How Is String Tension Calculated in Vertical Circular Motion?

[Kyriam]

Homework Statement

A 0.4 kg object rotates in a vertical circle at the end of a 0.5 m string. What is the tension of the string at the bottom if the angular velocity there is 8.0 rad/s?

Homework Equations

centripetal acceleration = R*w^2
weight = mg
R = radius of circle
w = angular velocity

The Attempt at a Solution

centripetal acceleration = (0.5 m)(8.0/s)^2 = 32 m/s^2
total (centripetal) force = (0.4 kg)(32 m/s^2) = 12.8 N (upwards)
weight = (0.4 kg)(9.8 m/s^2) = 3.9 N (downwards)
Upwards forces and accelerations will be considered positive, downwards ones negative.
total (centripetal) force = string tension - weight
12.8 N = string tension - 3.9 N
string tension = 12.8 N + 3.9 N = 16.7 N
In general terms:
string tension = mg + mRw^2

Unfortunately, the "official" solution is 13 N.
Am I wrong, or are my course materials wrong?
Will I be equally puzzled if I try to take the AP Physics B exam?

 

[PhanthomJay]

Kyriam, welcome to PF! Your answer and method is good!

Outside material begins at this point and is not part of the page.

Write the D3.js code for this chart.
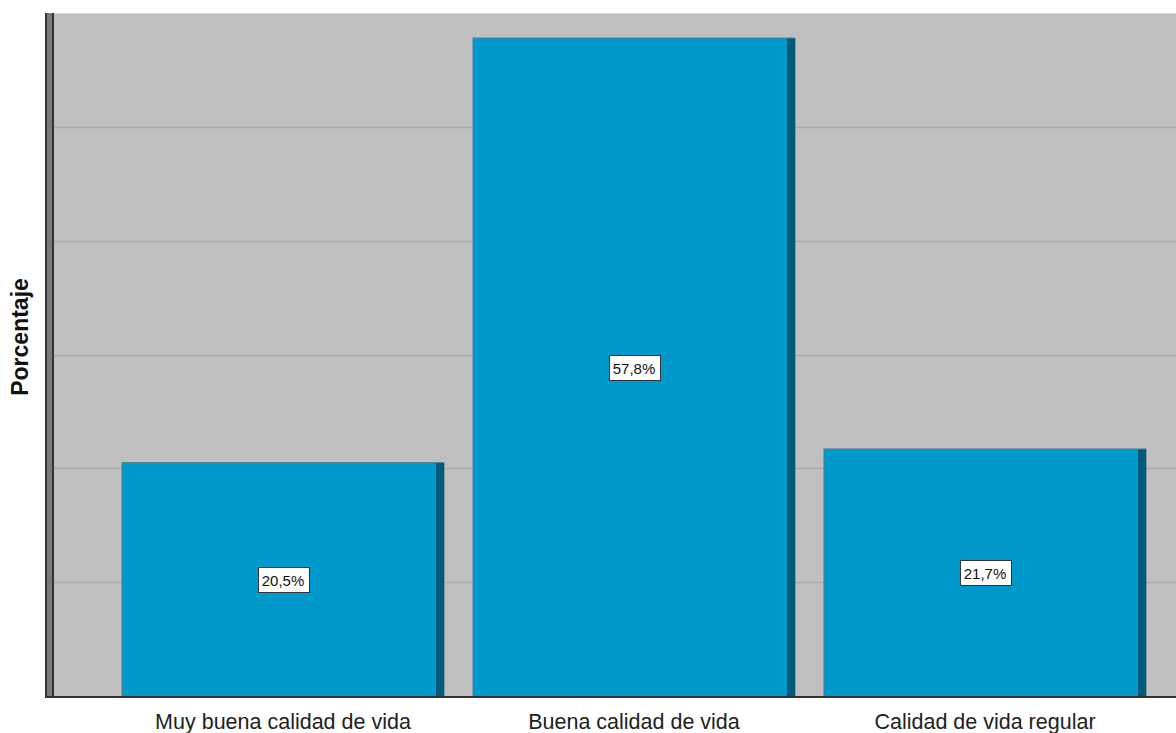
<!DOCTYPE html>
<html>
<head>
<meta charset="utf-8">
<script src="https://cdn.jsdelivr.net/npm/d3@7"></script>
<style>
  body { margin: 0; background: #fff; }
  svg { display: block; }
</style>
</head>
<body>
<svg id="chart" width="1176" height="733"></svg>
<script>
'use strict'
// chart data
var categories = ["Muy buena calidad de vida", "Buena calidad de vida", "Calidad de vida regular"];
var percents = [20.5, 57.8, 21.7];
var labels = ["20,5%", "57,8%", "21,7%"];
var gridTicks = [10, 20, 30, 40, 50];

var svg = d3.select("#chart");

// plot frame
var plotLeft = 54, plotRight = 1176, plotTop = 13, plotBottom = 696;

var y = d3.scaleLinear().domain([0, 60]).range([plotBottom, plotTop]);
var x = d3.scaleBand()
	.domain(categories)
	.range([107.5, 1160.5])
	.paddingInner(0.0826)
	.paddingOuter(0.0413);

// background
svg.append("rect")
	.attr("x", plotLeft).attr("y", plotTop)
	.attr("width", plotRight - plotLeft).attr("height", plotBottom - plotTop)
	.attr("fill", "#c0c0c0");
svg.append("line")
	.attr("x1", plotLeft).attr("x2", plotRight)
	.attr("y1", plotTop + 0.5).attr("y2", plotTop + 0.5)
	.attr("stroke", "#d4d4d4");

// gridlines
svg.append("g").selectAll("line")
	.data(gridTicks).enter()
	.append("line")
	.attr("x1", 47).attr("x2", plotRight)
	.attr("y1", function(d){ return Math.round(y(d)) + 0.5; })
	.attr("y2", function(d){ return Math.round(y(d)) + 0.5; })
	.attr("stroke", "#aaaaaa")
	.attr("stroke-width", 1.5);

// bars
var bars = svg.append("g").selectAll("g")
	.data(categories).enter()
	.append("g");

bars.append("rect")
	.attr("x", function(d){ return x(d); })
	.attr("y", function(d, i){ return y(percents[i]); })
	.attr("width", x.bandwidth())
	.attr("height", function(d, i){ return plotBottom - y(percents[i]); })
	.attr("fill", "#0099cc")
	.attr("stroke", "#4f7c8f")
	.attr("stroke-width", 1);

// dark right edge of each bar
bars.append("rect")
	.attr("x", function(d){ return x(d) + x.bandwidth() - 8; })
	.attr("y", function(d, i){ return y(percents[i]) + 0.5; })
	.attr("width", 8)
	.attr("height", function(d, i){ return plotBottom - y(percents[i]) - 0.5; })
	.attr("fill", "#005a7a");

// value labels
bars.each(function(d, i){
	var g = d3.select(this);
	var cx = x(d) + x.bandwidth() / 2;
	var cy = (y(percents[i]) + plotBottom) / 2 + 1;
	var t = g.append("text")
		.attr("x", cx).attr("y", cy)
		.attr("text-anchor", "middle")
		.attr("dominant-baseline", "central")
		.attr("font-family", "Arial, 'Liberation Sans', sans-serif")
		.attr("font-size", 15)
		.attr("fill", "#111")
		.text(labels[i]);
	var bb = t.node().getBBox();
	g.insert("rect", "text")
		.attr("x", Math.round(cx - bb.width / 2 - 4) + 0.5)
		.attr("y", Math.round(cy - 13) + 0.5)
		.attr("width", Math.round(bb.width + 8))
		.attr("height", 25)
		.attr("fill", "#fff")
		.attr("stroke", "#333")
		.attr("stroke-width", 1);
});

// left axis (double line)
svg.append("rect").attr("x", 45).attr("y", plotTop).attr("width", 9).attr("height", plotBottom - plotTop + 2).attr("fill", "#7a7a7a");
svg.append("rect").attr("x", 45).attr("y", plotTop).attr("width", 2).attr("height", plotBottom - plotTop + 2).attr("fill", "#333");
svg.append("rect").attr("x", 52).attr("y", plotTop).attr("width", 2).attr("height", plotBottom - plotTop + 2).attr("fill", "#333");

// bottom axis
svg.append("rect").attr("x", 45).attr("y", plotBottom).attr("width", plotRight - 45).attr("height", 2).attr("fill", "#333");

// category labels
svg.append("g").selectAll("text")
	.data(categories).enter()
	.append("text")
	.attr("x", function(d){ return x(d) + x.bandwidth() / 2; })
	.attr("y", 729)
	.attr("text-anchor", "middle")
	.attr("font-family", "Arial, 'Liberation Sans', sans-serif")
	.attr("font-size", 21.5)
	.attr("fill", "#222")
	.text(function(d){ return d; });

// y axis title
svg.append("text")
	.attr("transform", "translate(28,337) rotate(-90)")
	.attr("text-anchor", "middle")
	.attr("font-family", "Arial, 'Liberation Sans', sans-serif")
	.attr("font-size", 23)
	.attr("font-weight", "bold")
	.attr("fill", "#111")
	.text("Porcentaje");
</script>
</body>
</html>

I think you'll do OK in the exam.

 

[thomate1]

I cannot comment on the accuracy of your course materials or the AP Physics B exam. However, based on your calculations, your answer of 16.7 N seems to be correct. It is important to double check your calculations and make sure you are using the correct values for mass, radius, and angular velocity. It is also possible that there is a typo in the "official" solution. As a scientist, it is important to always question and double check information, so don't be afraid to ask your teacher or a peer for clarification.